Professor Longnecker explains exhibition visitors should be treated like guests who are being invited to share your interests and passion.
“The aim of any exhibition is to inspire and engage visitors. And also give the confidence to learn something new, or leave with the desire to learn more.”
Since arriving at Otago from Perth’s University of Western Australia in 2014, Professor Longnecker has developed a strong relationship with Otago Museum through the Science Exhibitions and Interpretations paper she teaches.
"Each of the exhibits are worthy of being the feature of an entire exhibition, and some that didn’t make it into this exhibition would make fascinating subjects for future ones."
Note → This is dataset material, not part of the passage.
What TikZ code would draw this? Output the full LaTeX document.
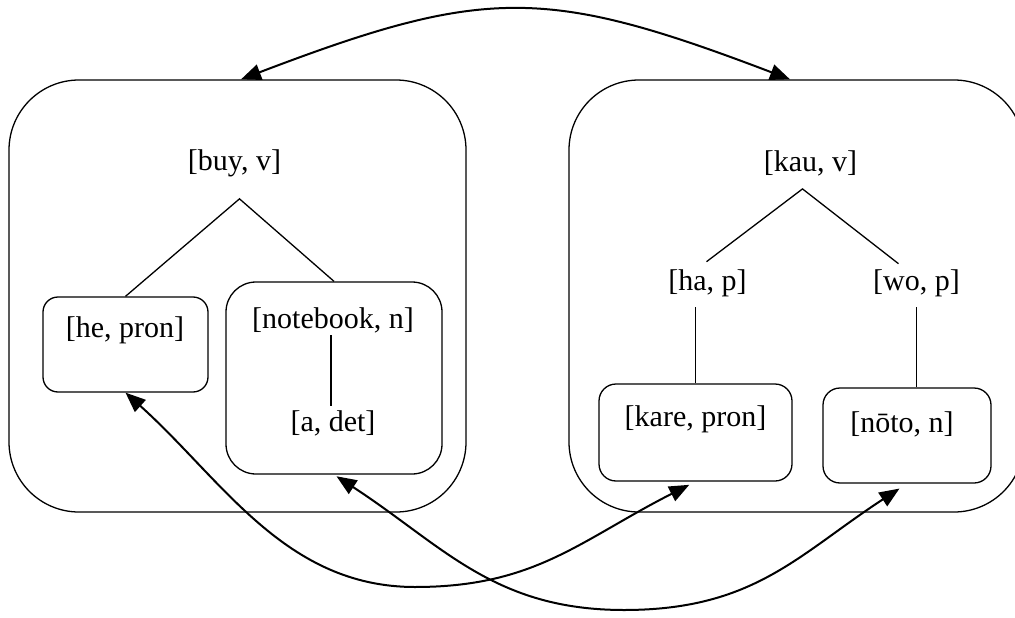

Student work from that paper has featured in three exhibitions at Otago Museum, working with clients including the Ageing Well National Science Challenge; the Relativity Group in the Department of Maths and Statistics, and the Te Koronga Indigenous Science Research Theme.
In Dare to be Wise, the assignment of current Science Communication Master’s student Angus Gaffney has formed the basis of the Flynn Effect exhibit, describing Professor James Flynn’s observation of increasing IQ scores over the 20th century.
Comprising 21 different exhibits, the exhibition is the largest in terms of numbers of objects and scope that Professor Longnecker has curated.
“Each of the exhibits are worthy of being the feature of an entire exhibition, and some that didn’t make it into this exhibition would make fascinating subjects for future ones,” she says.
“But I’m really happy with the outcome, and the result is something that – as a University community – we can all be proud of.”
Dare to be Wise opens to the public at the Otago Museum this Saturday and is on until 24 November.